Outro problema apontado pelo especialista diz respeito à fiscalização dessas áreas. ;Uma vez constatada que a região não é apropriada para moradia, o poder público deve cuidar para que ela não seja ocupada. E no caso disso já ter acontecido, deve haver um programa de remoção dessas pessoas;, diz. O engenheiro Mário Thadeu Leme, professor da Escola Politécnica da Universidade de São Paulo (USP), concorda com Kertzman, e afirma ainda que falta o cumprimento da lei. ;Toda cidade tem um plano diretor, que deve ser respeitado;, defende.

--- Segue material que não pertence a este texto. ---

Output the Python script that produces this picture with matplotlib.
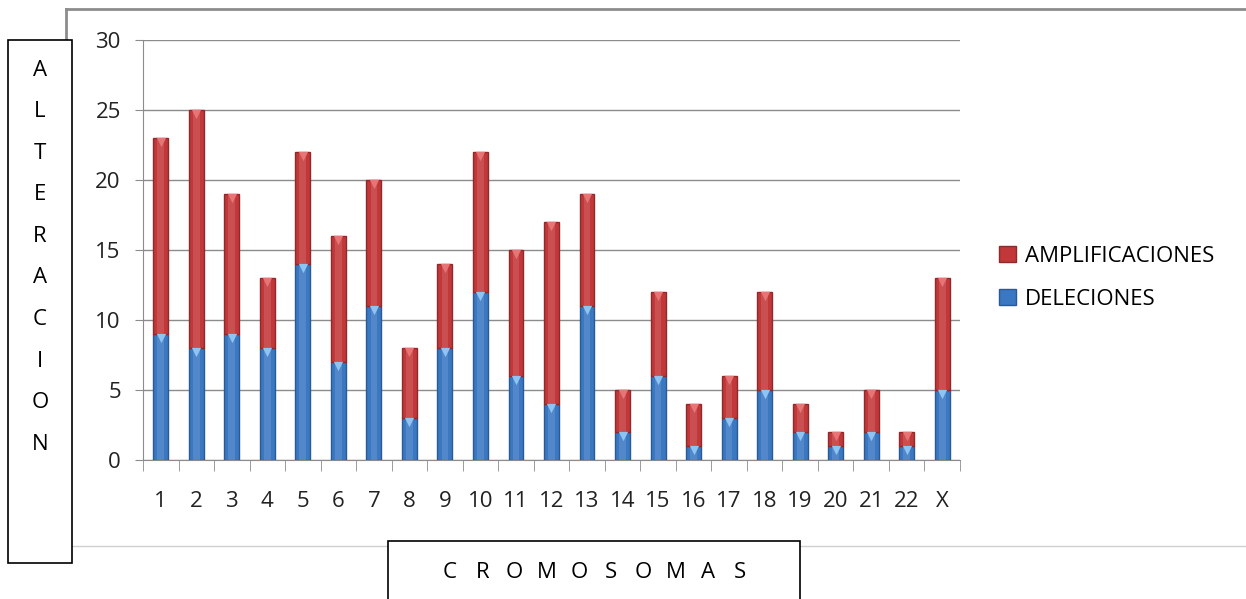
import matplotlib.pyplot as plt
import numpy as np
from matplotlib.patches import Rectangle
from matplotlib.lines import Line2D

plt.rcParams['font.family'] = ['Open Sans', 'DejaVu Sans']

# chromosome labels and counts
cromosomas = ['1', '2', '3', '4', '5', '6', '7', '8', '9', '10', '11', '12',
              '13', '14', '15', '16', '17', '18', '19', '20', '21', '22', 'X']
deleciones = [9, 8, 9, 8, 14, 7, 11, 3, 8, 12, 6, 4, 11, 2, 6, 1, 3, 5, 2, 1, 2, 1, 5]
amplificaciones = [14, 17, 10, 5, 8, 9, 9, 5, 6, 10, 9, 13, 8, 3, 6, 3, 3, 7, 2, 1, 3, 1, 8]

blue = '#3b78c2'
red = '#c2373a'
fs = 16

fig = plt.figure(figsize=(12.46, 5.99), dpi=100)

# outer chart frame (grey, partly hidden by the title boxes)
fig.add_artist(Line2D([66 / 1246, 1.0], [1 - 9 / 599, 1 - 9 / 599], color='#8c8c8c', lw=2, zorder=1))
fig.add_artist(Line2D([66 / 1246, 66 / 1246], [1 - 9 / 599, 1 - 546 / 599], color='#8c8c8c', lw=2, zorder=1))
fig.add_artist(Line2D([66 / 1246, 1.0], [1 - 546 / 599, 1 - 546 / 599], color='#d0d0d0', lw=1, zorder=1))

ax = fig.add_axes([143 / 1246, 1 - 460 / 599, (960 - 143) / 1246, 420 / 599])
ax.patch.set_alpha(0)
x = np.arange(len(cromosomas))
tops = np.array(deleciones) + np.array(amplificaciones)
w = 0.42
ax.bar(x, deleciones, w, color=blue, edgecolor='#2a5a96', linewidth=1, zorder=3, label='DELECIONES')
ax.bar(x, amplificaciones, w, bottom=deleciones, color=red, edgecolor='#8e2a2a', linewidth=1,
       zorder=3, label='AMPLIFICACIONES')
# soft highlight down the middle of each bar
ax.bar(x, tops, w * 0.45, color='white', alpha=0.12, zorder=4, linewidth=0)
# small bevel triangles at the top of each segment
ax.scatter(x, np.array(deleciones) - 0.3, marker='v', s=45, color='#8ec3f2', zorder=5, linewidths=0)
ax.scatter(x, tops - 0.3, marker='v', s=45, color='#e77575', zorder=5, linewidths=0)

ax.set_xlim(-0.5, len(cromosomas) - 0.5)
ax.set_ylim(0, 30)
ax.set_yticks(range(0, 31, 5))
ax.yaxis.grid(True, color='#8c8c8c', lw=1)
ax.set_axisbelow(True)
for s in ['top', 'right']:
    ax.spines[s].set_visible(False)
ax.spines['left'].set_color('#8c8c8c')
ax.spines['bottom'].set_color('#8c8c8c')
ax.tick_params(axis='y', length=6, color='#8c8c8c', labelsize=fs, pad=10, labelcolor='#222222')
ax.set_xticks(x)
ax.set_xticklabels(cromosomas)
ax.tick_params(axis='x', length=0, labelsize=fs, pad=22, labelcolor='#222222')
ax.set_xticks(np.arange(-0.5, len(cromosomas)), minor=True)
ax.tick_params(axis='x', which='minor', length=8, color='#8c8c8c')

handles, labels = ax.get_legend_handles_labels()
fig.legend(handles[::-1], labels[::-1], loc='center left', bbox_to_anchor=(979 / 1246, 1 - 278 / 599),
           frameon=False, fontsize=fs, handlelength=0.75, handleheight=0.75, handletextpad=0.4,
           labelspacing=1.0)

# left title box with vertical letters
fig.add_artist(Rectangle((8 / 1246, 1 - 563 / 599), 64 / 1246, 523 / 599, transform=fig.transFigure,
                         facecolor='white', edgecolor='black', lw=1.2, zorder=5))
for i, ch in enumerate('ALTERACION'):
    fig.text(40 / 1246, 1 - (70 + i * 41.6) / 599, ch, ha='center', va='center', fontsize=fs, zorder=6)

# bottom title box, letters spread out
fig.add_artist(Rectangle((388 / 1246, -0.01), 412 / 1246, (599 - 541) / 599 + 0.01,
                         transform=fig.transFigure, facecolor='white', edgecolor='black', lw=1.2, zorder=5))
for i, ch in enumerate('CROMOSOMAS'):
    fig.text((450 + i * 32.2) / 1246, 1 - 572 / 599, ch, ha='center', va='center', fontsize=fs, zorder=6)

fig.savefig('out.png', dpi=100)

Mas a desocupação de áreas de risco já povoadas é uma questão evitada pelos políticos. José Matias Pereira, especialista em gestão pública da Universidade de Brasília (UnB), explica que essas ações envolvem medidas de convencimento e que nem sempre são populares. ;Mas, além de convencer a população, deve-se apresentar alternativas para essas pessoas;, diz. Políticas de moradia popular, mas em locais com infraestrutura que envolvam saneamento básico e transporte público, custam caro, ele ressalta.

Mas mesmo quando há vontade política para enfrentar os desafios e trabalhar políticas públicas de segurança, os governantes esbarram em processos burocráticos, e mais uma vez há falta de técnicos qualificados para elaborar projetos. Gil Castello Branco, secretário-geral da ONG Contas Abertas, explica que, para uma verba ser liberada, é necessária a apresentação de projetos que justifiquem e esclareçam onde será aplicado o dinheiro. A outra falha citada pelo especialista diz respeito à má distribuição desse montantes. Nem sempre aqueles estados ou municípios que precisam mais do dinheiro são os que recebem a quantia, articulação política e desempenho na elaboração dos projetos determinam para onde a verba vai. Castello Branco e Kertzman defendem que, para amenizar essa dificuldade, poderia haver parcerias entre universidades públicas e governos locais.

Parcerias
Após a aprovação dos projetos, licitações devem ser abertas para que haja a contratação de pessoas ou empresas para executarem as ações. ;Há prazos legais para a abertura das licitações, além de outras etapas que devem ser respeitadas. Todo esse processo também demanda tempo;, explica Pereira.

Enquanto nenhum dos obstáculos é rompido, as tragédias continuam atingindo milhares de famílias. E nem assim o governo consegue se articular para agir prontamente na resposta e se depara com mais problemas. Apesar de haver tecnologia disponível para alertar a população sobre a possibilidade iminente de variações climáticas extremas a maior parte do país não tem tempo e nem sabe como se preparar para enfrentar essas situações.

Também nesse caso, parcerias com universidades podem funcionar como alternativa. O engenheiro Mário Thadeu Leme explica que o governo pode trabalhar com as universidades públicas para a execução de projetos de prevenção e segurança. Mas apenas os alertas não são suficientes ; os governos locais precisam ter um plano de evacuação de pessoas e locais previamente estabelecidos para abrigar a população. ;Planos de ação e contingência podem minimizar o impacto de tragédias, com isso o número de mortes, por exemplo, poderia ser bem menor;, diz.

Mais uma vez, outra dificuldade é a liberação de recursos. ;Após a ocorrência de uma tragédia, o tempo entre o anúncio de verba disponível para ações de resposta até a aplicação desse dinheiro é grande;, diz Castello Branco. Nesses casos, o que vale é tentar agilizar a elaboração de projetos e realizar contratações emergenciais, com dispensa de licitação.